The image was captured full wide with an EF 24-85mm f/3.5-5.6 USM zoom lens on my Canon EOS 30D body. I chose to stop down the aperture to f/8.0 for a sharper image; with this lens, the image tends to become noticeably softer from f/5.6 and up. Shutter speed was 1/6000, and ISO sensitivity set to 1600.

I fired a Speedlite 580EX external flash at 1/8 -0.7 front on towards the scene. In hindsight, I would have fired the flash at 1/4 for a better stop ratio between the sunlight breaking through and the models’ faces. And if I had been really well-equipped, I would have fired the flash through a snoot directed at only Tasha’s face, to fill it in relation to the exposure on Tommy’s face while directing the flash beam away from Tasha’s gown which really did not need any more light.

For image postprocessing, the shot was balanced in Adobe Lightroom and sent out to Adobe Photoshop as a 240dpi, 16-bit TIFF file.

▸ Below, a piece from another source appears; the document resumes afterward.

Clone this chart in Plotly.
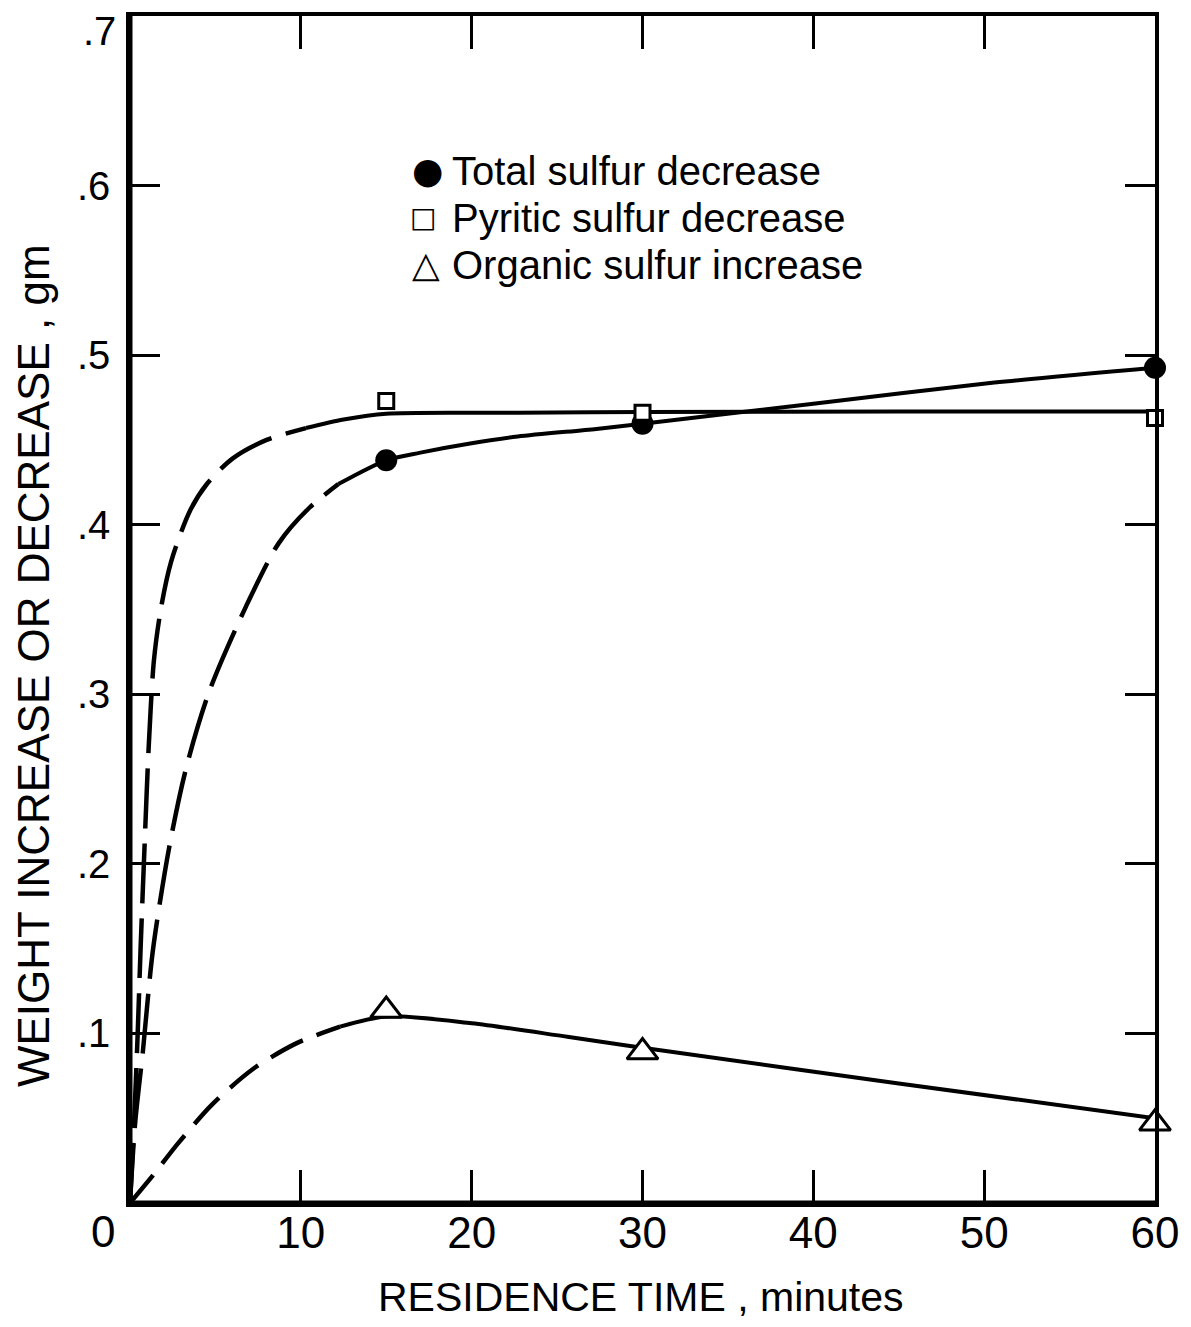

There, I mixed a layer of day-for-night filter set to a ‘warm moonlight’ tone and overlaid it on the original image. Some highlight recovery was performed to restore detail to Tasha’s gown. Lastly, Tasha’s face was dodged to to achieve the exposure I would have much preferred.

Besides my intention to convey a certain mood, the other reason why the shot has been kept deliberately dark is so that a fair amount of detail in the highlight of her gown and veil is preserved, and that they stand out more in the scene.